CME Group will list futures tied to the Nasdaq CME Crypto Index on June 8, the exchange's first market-cap weighted crypto futures contract. The product was confirmed via official channels on May 14, and gives institutional traders a single regulated instrument for diversified crypto exposure rather than running parallel positions in standalone Bitcoin and Ether futures.
The launch lands during a soft tape. BTC is at $79,848 (down 0.6% on the day), ETH at $2,262 (down 1.0%), with the broader Fear and Greed reading neutral at 47, as of May 14, 2026. A market-cap weighted basket futures contract is the kind of product that tends to draw inflows when conviction is mixed: traders who want crypto beta without picking a side on which asset leads the next leg.
A Single Ticker for Multi-Asset Crypto Beta
The Nasdaq CME Crypto Index weights its constituents by market capitalization, which today means Bitcoin dominates the basket, with Ether as the secondary weight and a tail of smaller liquid assets. Until now, an allocator wanting that mix on a regulated US venue had to assemble it manually using CME's existing BTC, ETH, SOL, and XRP futures contracts, with each leg requiring its own margin, basis management, and roll cycle.
One ticker collapses that workflow. The portfolio manager posts margin once, takes one position, and the index provider handles rebalancing inside the contract. For pension funds, registered investment advisors, and corporate treasuries that have been waiting for an SEC-friendly path into broad crypto exposure, this is a meaningful piece of plumbing.

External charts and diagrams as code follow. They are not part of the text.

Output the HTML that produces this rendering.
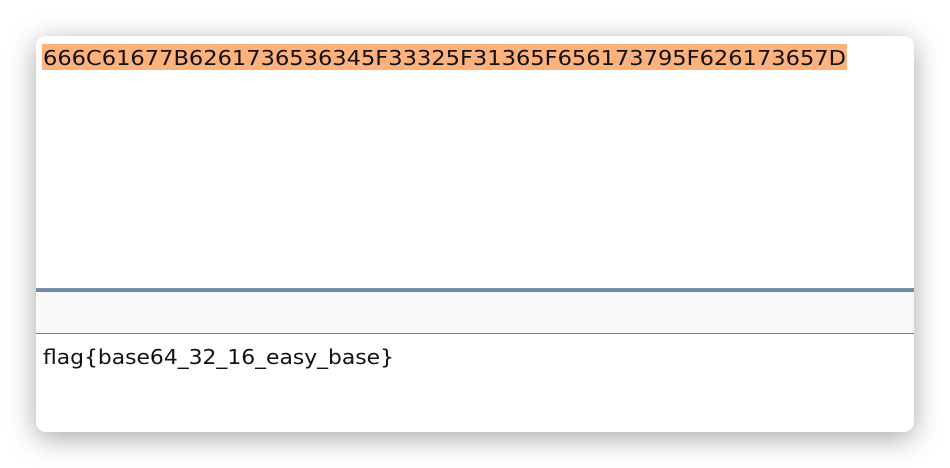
<!DOCTYPE html>
<html><head><meta charset="utf-8"><style>
html,body{margin:0;padding:0;background:#fff;width:950px;height:468px;overflow:hidden}
.win{position:absolute;left:36px;top:36px;width:878px;height:396px;background:#fff;border-radius:10px;box-shadow:0 6px 28px rgba(0,0,0,0.35);overflow:hidden}
.hl{position:absolute;left:6px;top:8px;width:805px;height:26px;background:#fdb27e}
.band{position:absolute;left:0;top:252px;width:878px;height:45px;background:#f8f8f9;border-top:1px solid #8a8f96}
.blue{position:absolute;left:0;top:253px;width:878px;height:3px;background:#5f8fbd}
.line2{position:absolute;left:0;top:297px;width:878px;height:1px;background:#777a80}
svg{position:absolute;left:0;top:0}
</style></head><body>
<div class="win">
<div class="hl"></div>
<div class="band"></div>
<div class="blue"></div>
<div class="line2"></div>
<svg width="878" height="396">
<text x="7" y="29" font-family="DejaVu Sans, sans-serif" font-size="20" fill="#111" textLength="803" lengthAdjust="spacingAndGlyphs">666C61677B6261736536345F33325F31365F656173795F626173657D</text>
<text x="7" y="328" font-family="DejaVu Sans, sans-serif" font-size="20" fill="#111" textLength="351" lengthAdjust="spacingAndGlyphs">flag{base64_32_16_easy_base}</text>
</svg>
</div>
</body></html>
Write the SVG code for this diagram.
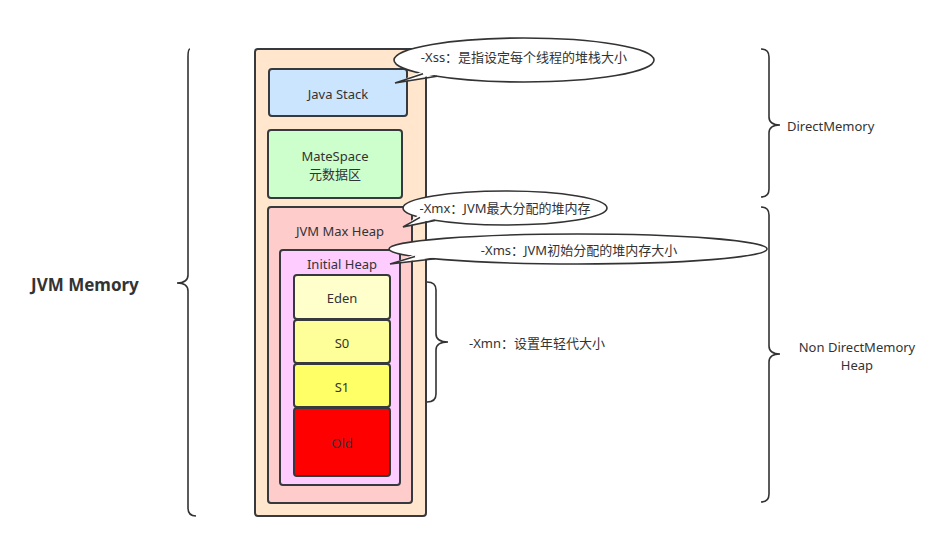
<svg xmlns="http://www.w3.org/2000/svg" width="951" height="541" viewBox="0 0 951 541">
<style>
.box{stroke:#36393d;stroke-width:2}
.brace{fill:none;stroke:#333;stroke-width:1.6}
.call{fill:#fff;stroke:#333;stroke-width:1.6}
.tail{fill:#fff;stroke:none}
.tedge{fill:none;stroke:#333;stroke-width:1.6}
text{font-family:"Noto Sans","Noto Sans CJK SC",sans-serif;font-size:13px;fill:#333;text-anchor:middle;dominant-baseline:central}
.lab{text-anchor:start}
</style>
<rect width="951" height="541" fill="#fff"/>
<g id="jvm-memory-outer">
<rect class="box" x="255" y="49" width="171" height="467" rx="3" fill="#ffe6cc"/>
</g>
<g id="java-stack">
<rect class="box" x="269" y="69" width="138" height="47" rx="3" fill="#cce5ff"/>
<text x="338" y="94">Java Stack</text>
</g>
<g id="matespace">
<rect class="box" x="268" y="130" width="134" height="68" rx="3" fill="#ccffcc"/>
<text x="335" y="156">MateSpace</text>
<text x="335" y="174">元数据区</text>
</g>
<g id="max-heap">
<rect class="box" x="268" y="207" width="144" height="296" rx="3" fill="#ffcccc"/>
<text x="340" y="231">JVM Max Heap</text>
</g>
<g id="initial-heap">
<rect class="box" x="280" y="250" width="120" height="235" rx="3" fill="#ffccff"/>
<text x="342" y="264">Initial Heap</text>
</g>
<g id="eden">
<rect class="box" x="294" y="275" width="96" height="44" rx="3" fill="#ffffcc"/>
<text x="342" y="298">Eden</text>
</g>
<g id="s0">
<rect class="box" x="294" y="320" width="96" height="43" rx="3" fill="#ffff99"/>
<text x="342" y="343">S0</text>
</g>
<g id="s1">
<rect class="box" x="294" y="364" width="96" height="43" rx="3" fill="#ffff66"/>
<text x="342" y="387">S1</text>
</g>
<g id="old">
<rect class="box" x="294" y="408" width="96" height="68" rx="3" fill="#ff0000"/>
<text x="342" y="443">Old</text>
</g>
<g id="connectors">
<path class="brace" d="M190,49 Q188,49 188,57 L188,275 Q188,283 177,283 Q188,283 188,291 L188,508 Q188,516 196,516"/>
<path class="brace" d="M761,49 Q769,49 769,57 L769,117 Q769,125 780,125 Q769,125 769,133 L769,189 Q769,197 761,197"/>
<path class="brace" d="M761,207 Q769,207 769,215 L769,346 Q769,354 780,354 Q769,354 769,362 L769,494 Q769,502 761,502"/>
<path class="brace" d="M427,282 Q436,282 436,290 L436,334 Q436,342 448,342 Q436,342 436,350 L436,394 Q436,402 427,402"/>
</g>
<g id="xss-callout">
<ellipse class="call" cx="524" cy="60" rx="130" ry="22"/>
<polygon class="tail" points="421,72 439,74 395,83"/>
<polyline class="tedge" points="423,73.8 395,83 437,76.3"/>
<text x="524" y="57">-Xss：是指设定每个线程的堆栈大小</text>
</g>
<g id="xmx-callout">
<ellipse class="call" cx="505" cy="208" rx="102" ry="17"/>
<polygon class="tail" points="418,215.5 437,218.5 403,227"/>
<polyline class="tedge" points="420,217.4 403,227 435,220.4"/>
<text x="505" y="208">-Xmx：JVM最大分配的堆内存</text>
</g>
<g id="xms-callout">
<ellipse class="call" cx="578" cy="249" rx="189" ry="15"/>
<polygon class="tail" points="413,255 437,257 390,264"/>
<polyline class="tedge" points="415,256.6 390,264 435,258.8"/>
<text x="579" y="250">-Xms：JVM初始分配的堆内存大小</text>
</g>
<g id="labels">
<text class="lab" x="469" y="343">-Xmn：设置年轻代大小</text>
<text class="lab" x="787" y="126">DirectMemory</text>
<text x="857" y="347">Non DirectMemory</text>
<text x="857" y="365">Heap</text>
<text class="lab" x="31" y="284" style="font-size:17px;font-weight:bold">JVM Memory</text>
</g>
</svg>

Slotting Into CME's Crypto Stack
CME already runs the deepest regulated crypto futures complex in the United States. Its BTC futures launched in December 2017 and now clear billions in daily notional. ETH futures followed in 2021, with SOL and XRP added more recently. Open interest across the suite has set repeated records over the past 18 months as basis trades and ETF arbitrage flows have driven institutional participation.
The index product is the natural next step. It gives funds a benchmark they can both trade and hedge against, similar to how S&P 500 futures function for US equities. Expect the contract to become a standard reference for crypto-equity blended portfolios and a hedging tool for the growing pool of spot crypto ETFs.
Signals for Spot ETF Issuers
Spot Bitcoin and Ethereum ETFs have absorbed tens of billions in net flows since approval, but they remain single-asset products. A regulated multi-asset index futures contract opens a clear path for an index-based spot ETF down the road. Several issuers have already filed for diversified crypto basket products at the SEC. A CME futures contract referencing the same index gives those filings a regulated price discovery anchor, the same structural prerequisite that helped clear the way for the original spot BTC ETFs.
That matters for retail too, even though the futures themselves trade in institutional-sized contracts. The infrastructure that institutions build tends to flow downstream into accessible retail wrappers within 12 to 24 months.
The Backdrop: Regulated Crypto Plumbing Keeps Filling In
This launch sits alongside a stream of similar institutional steps in recent weeks: BlackRock's second tokenized fund filing on Securitize, JPMorgan's tokenized money market fund on Ethereum and Solana, and DTCC's integration of Chainlink standards into its $114 trillion collateral AppChain. The thread connecting them is the same: regulated venues and incumbents are wiring crypto into the existing capital markets stack rather than competing with it.
For crypto-native participants, the practical question is liquidity. A new futures contract takes time to build depth. Early volume on CME's Solana and XRP contracts was thin for the first quarter before market makers committed capital. The Nasdaq index contract will likely follow the same arc: institutional adoption gated on tight spreads, which gates on consistent two-way flow.
Pricing and Specs Detail
CME has not yet published the full contract specifications publicly, including tick size, contract multiplier, and margin requirements. Those numbers will arrive closer to the June 8 listing date and will determine which trader cohorts can use the product economically. A multiplier set too high prices out smaller hedge funds; one set too low fragments liquidity. Expect specifications calibrated to the same institutional tier as CME's existing crypto futures suite.
Overview
CME Group is launching its first market-cap weighted crypto futures contract on June 8, tied to the Nasdaq CME Crypto Index. The product gives institutional traders one ticker for diversified crypto exposure, replacing the need to run separate BTC, ETH, SOL, and XRP positions. It also lays plumbing for a future spot index ETF and slots into the broader pattern of regulated venues building crypto rails inside existing capital markets infrastructure. Market reaction was muted on the day, with BTC at $79,848 and ETH at $2,262 as of May 14, 2026, but the structural significance outlasts a single trading session.